See, Corrine's parents rightly kicked her ass to the curb for going off to elope with her half-brother/half-uncle (spoiler!), so she's not exactly going to be welcomed back with open arms. Oh, and did I mention that her parents are pretty strict, and are none too thrilled with the idea of her having kids by her dearly departed husband? Oh, I haven't? Well, don't worry, that part will be repeated to you, ad nauseum, throughout the rest of the book. Can't wait!

And that's where we'll pick up next time, with the children's arrival to their new digs, plus an introduction to my favorite character, the poor, oft-maligned, always-misunderstood Grandmother. Until then, I'd like us all to try to be a little more like Christopher Dollanganger, Sr, and make a goal to smother at least one person with needy affection. Good luck and let me know how you get on!

15 June 2008

It seemed like a good idea at the time.

Do you ever run into an old flame, or catch a rerun of a television show you used to love, or try on an old pair of white, Bedazzled jeans from 1994 and think to yourself, "What the hell was I thinking?"

Hi. I'm Erin, and that just happened to me, not with an ex-boyfriend or a pair of Jordaches, but with a book. When I was eight, I went rooting through a grocery sack of used paperbacks that someone had given my mom. Most of it was stuff that I'd end up reading eventually, but one book stood out from the rest. It looked mysterious, with a tortured, trapped figure on the front and a brief description on the back that promised intrigue and horror. This seemed right up my already-slightly-deranged, little-kid alley.

The book?




At eight, I didn't really know much about characterization or plot or prose. If I had, I would have put the book down after the first terrible chapter. But what I did know was that it was super-fun to try to get away with doing things my parents didn't want me to do, and since at the time I was grounded from reading (the only punishment that ever worked for me as a child), it seemed only right and just that I hide that book away under my bed and take it out at night and read it under the covers.

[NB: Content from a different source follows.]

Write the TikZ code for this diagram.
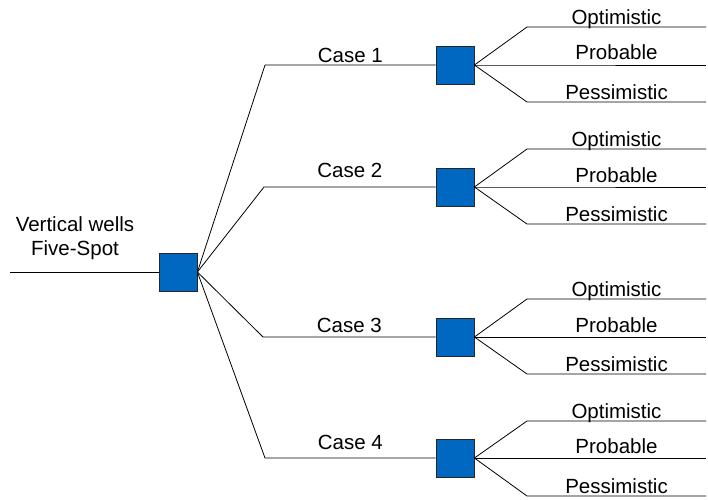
\documentclass[tikz,border=0pt]{standalone}
\usepackage{fontspec}
\setmainfont{Liberation Sans}
\usepackage{tikz}
\usetikzlibrary{positioning,calc}
\definecolor{decblue}{RGB}{0,104,192}
\tikzset{
  treefont/.style={font=\fontsize{20.5}{24}\selectfont},
  decbox/.style={draw=black!85, fill=decblue, minimum size=38pt, inner sep=0pt, line width=0.8pt},
  treeline/.style={line width=0.8pt},
  caselabel/.style={anchor=base, inner sep=0pt},
  leaflabel/.style={anchor=base, inner sep=0pt, yshift=3pt},
}

\begin{document}
\begin{tikzpicture}[x=1pt,y=-1pt,treefont]
  \useasboundingbox (0,0) rectangle (708,499);

  % Root decision
  \node[align=center] (title) at (75,238) {Vertical wells\\Five-Spot};
  \node[decbox] (root) at (178,272) {};
  \coordinate (rootin) at (10,272);
  \draw[treeline] (rootin) -- (root.west);

  % Cases
  \node[decbox] (case1) at (455,65) {};
  \node[decbox] (case2) at (455,187) {};
  \node[decbox] (case3) at (455,337) {};
  \node[decbox] (case4) at (455,458) {};
  \coordinate (k1) at (265,65);
  \coordinate (k2) at (264,187);
  \coordinate (k3) at (263,337);
  \coordinate (k4) at (265,458);
  \draw[treeline] (root.east) -- (k1) -- node[caselabel, yshift=3pt] {Case 1} (case1.west);
  \draw[treeline] (root.east) -- (k2) -- node[caselabel, yshift=10pt] {Case 2} (case2.west);
  \draw[treeline] (root.east) -- (k3) -- node[caselabel, yshift=5pt] {Case 3} (case3.west);
  \draw[treeline] (root.east) -- (k4) -- node[caselabel, yshift=9pt] {Case 4} (case4.west);

  % Outcomes of case 1
  \coordinate (opt1) at (527,27);  \coordinate (opt1e) at (706,27);
  \coordinate (pro1) at (527,65);  \coordinate (pro1e) at (706,65);
  \coordinate (pes1) at (527,102); \coordinate (pes1e) at (706,102);
  \draw[treeline] (case1.east) -- (opt1) -- node[leaflabel] {Optimistic} (opt1e);
  \draw[treeline] (case1.east) -- (pro1) -- node[leaflabel, yshift=3pt] {Probable} (pro1e);
  \draw[treeline] (case1.east) -- (pes1) -- node[leaflabel] {Pessimistic} (pes1e);

  % Outcomes of case 2
  \coordinate (opt2) at (527,149); \coordinate (opt2e) at (706,149);
  \coordinate (pro2) at (527,187); \coordinate (pro2e) at (706,187);
  \coordinate (pes2) at (527,224); \coordinate (pes2e) at (706,224);
  \draw[treeline] (case2.east) -- (opt2) -- node[leaflabel] {Optimistic} (opt2e);
  \draw[treeline] (case2.east) -- (pro2) -- node[leaflabel, yshift=2pt] {Probable} (pro2e);
  \draw[treeline] (case2.east) -- (pes2) -- node[leaflabel] {Pessimistic} (pes2e);

  % Outcomes of case 3
  \coordinate (opt3) at (527,299); \coordinate (opt3e) at (706,299);
  \coordinate (pro3) at (527,337); \coordinate (pro3e) at (706,337);
  \coordinate (pes3) at (527,374); \coordinate (pes3e) at (706,374);
  \draw[treeline] (case3.east) -- (opt3) -- node[leaflabel] {Optimistic} (opt3e);
  \draw[treeline] (case3.east) -- (pro3) -- node[leaflabel, yshift=2pt] {Probable} (pro3e);
  \draw[treeline] (case3.east) -- (pes3) -- node[leaflabel] {Pessimistic} (pes3e);

  % Outcomes of case 4
  \coordinate (opt4) at (527,421); \coordinate (opt4e) at (706,421);
  \coordinate (pro4) at (527,458); \coordinate (pro4e) at (706,458);
  \coordinate (pes4) at (527,496); \coordinate (pes4e) at (706,496);
  \draw[treeline] (case4.east) -- (opt4) -- node[leaflabel] {Optimistic} (opt4e);
  \draw[treeline] (case4.east) -- (pro4) -- node[leaflabel, yshift=2pt] {Probable} (pro4e);
  \draw[treeline] (case4.east) -- (pes4) -- node[leaflabel] {Pessimistic} (pes4e);
\end{tikzpicture}
\end{document}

A whole new world was opened to me with that book; a world that seemed so totally implausible as to be considered endlessly fascinating. And when it got to the incest! Well, hot damn! Here was something I knew my parents didn't want me reading. So, of course, I wanted to read it all the more. And from there, my obsession grew - I wanted to read every seedy, trashy word that V.C. Andrews had ever written, and I think I continued to read her books for about six more years, until I of course finally realized that there was way more prurient stuff out there with which to offend my parents' sensibilities.

Recently, I decided to reread Flowers in the Attic to see if it was still as awesomely trashy as I remembered it to be. And, well . . . it's not. It's actually just pretty bad. I mean, really, incredibly, "fifteen weeks on the NYT bestseller list, SERIOUSLY?"-type bad.

Disheartened by this, my childhood love affair torn asunder, I decided to do what every twenty-something does when his or her expectations or demands aren't met by the world: mock stuff on the internet. And so, I present to you, this blog, in which I am actually tasking myself to read every V.C. Andrews book ever written (they're still coming out with them!) and write about them here. Why? Because, deep down, I know my eight-year-old-self deserves to be punished for breaking the terms of her grounding and sneaking books into her room. And because I think it might be really fun, in a "I don't get out much" kind of way.

So I hope you'll join me for this little experiment of mine. Everything you never wanted to know about FITA will be coming to this very blog in the next few weeks, while I steel myself for reading its follow-up, which features even more inappropriate sexual activities. Yay!